According to the USA supreme leader Mr D Trump, the US has a $700 billion trade deficit. and he wants to cut this by having a free trade with other countries inc Japan, and who wouldn't want the gap to be closed?, but if Japan scraps its import duties with the USA, how much income will be lost to the Japanese economy? and what would the implications be? would Mr s Abe have to up the consumer tax again to cover these losses?

0 ( +1 / -1 )

the yen back under 100 to the dollar in the direction of its fair value. That’ll test their ‘non-interventionist’ rhetoric. total BS how does a stong yen under 100yen/$ make it fair, US economy is doing far better than the Japanese and the current exchange rate is a reflection of that , Japanese interested rates flat becuase inflation is stubbornly low , US interest rate are rising to cool off inflation and the money flowing back into the US pushing the $ higher. Seems to me the US just want a way to kowtow it trading partners by manipulating its own currency lower even while interest rates are risen and the economy is doing well. Just a modern day verision of the Plaza Accord which totallly screwed Japan. US cant get what it wants then trys to rig the deck. lol Good luck getting Japan to join that scam while the EU and China havent and wont sign up.

0 ( +0 / -0 )

Any thing America asks, japan will do...buying serious flawed expensive and grounded F-35s, no problem, stopping buy Iranian oil, no problem, building US military bases in Okinawa, no problem...next will be agreeing to pay 20% tariffs to sell superior Japanese cars.

-1 ( +3 / -4 )

“An official at Japan's Finance Ministry said there were "no plans" to include the currency agreement in a trade deal with the United States and that it was unnecessary because Tokyo had not intervened in the foreign exchange market since November 2011”

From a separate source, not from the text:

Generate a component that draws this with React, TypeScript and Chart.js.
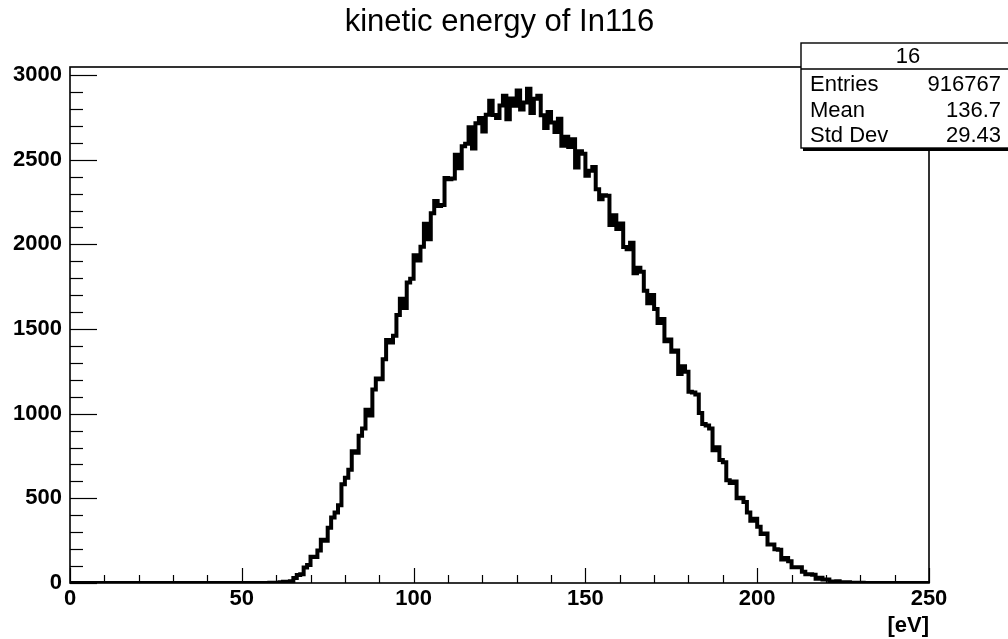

Direct intervention, perhaps not. But there’s more than one way to skin a cat and Japan’s very good at hiding it’s market distortionist tricks such as purposely engineering infinitesimal interest rates to encourage money offshore where it artificially inflates the US dollar, to the ultimate detriment of the US because it allows the US to live beyond it’s means.

It’ll be shown for the lie it is when the US finally gets serious and puts a stop to the above, sending the yen back under 100 to the dollar in the direction of its fair value. That’ll test their ‘non-interventionist’ rhetoric.